En 2015, 67,6 milliards de dollars ont été dépensés aux États-Unis au cours du week-end du Black Friday, une somme en augmentation quasi constante depuis 2005, ce qui en fait le jour le plus lucratif pour les commerces de ce pays. Les consommateurs américains ont effectué 100 millions de déplacements dans des commerces le vendredi même4. Cet évènement commercial s'est depuis propagé hors du continent américain, pour arriver notamment sur le continent européen dans les années 2010 où il est de plus en plus mis en avant par les diverses enseignes commerciales.
En réaction à ce qui est dénoncé comme un évènement poussant à la surconsommation, divers acteurs (comme Youth for Climate et Extinction Rebellion) ont mis en place des actions pour s'opposer au Black Friday."
Friday Black pousse ce surconsumérisme jusqu'aux limites de sa logique : tuer et être prêt à tuer pour obtenir à moindre coût le dernier écran plat de vos rêves ou les fringues dernier cri...

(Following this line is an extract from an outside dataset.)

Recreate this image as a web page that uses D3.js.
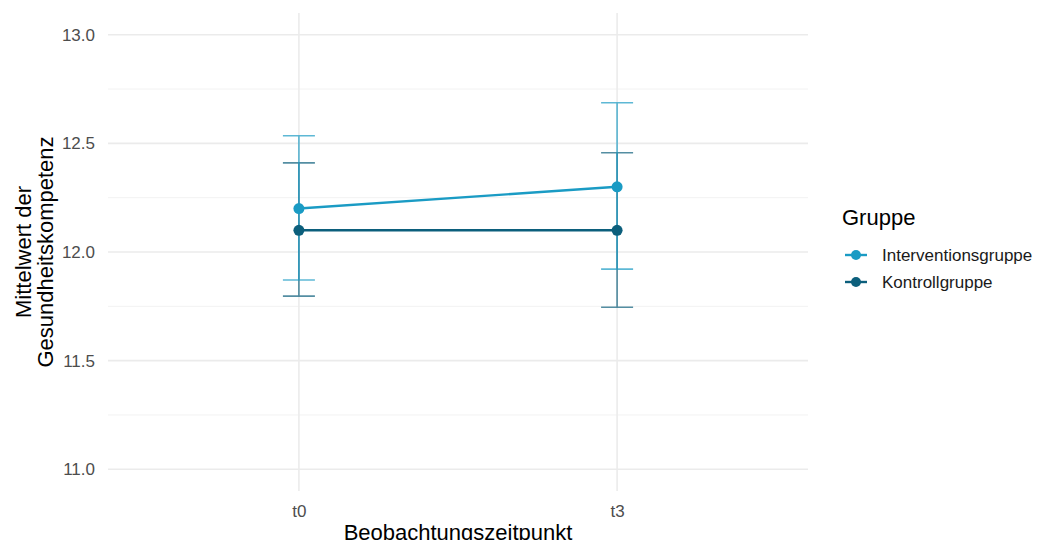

Comme au Colisée, les munera tombés au champ du déshonneur capitaliste, sont ramassés par des tractopelles et empilés dans un coin du grand complexe commercial. Pas même le temps de la sciure que la deuxième vague des nouveaux gladiateurs du Grand Marché laissent leurs instincts et leurs pulsions se ruer sur les objets idolâtrés de leur convoitise et de leur avidité.
Si Adjei-Brenyah n'est pas à proprement parler un styliste, son écriture est vive, brûlante, tranchante, imaginative, authentique, lucide, déstabilisante et percutante.
La structure narrative de ses textes ne souffre d'aucune faiblesse.
Un recueil grâce auquel, en grossissant le trait, en le noircissant, en déraisonnant par l'absurde, le lecteur peut entrevoir ce vers quoi le monde dans lequel il vient d'entrer, l'entraîne inexorablement.
Ce jeune homme fait, lui, une entrée remarquable dans les élites de la littérature contemporaine.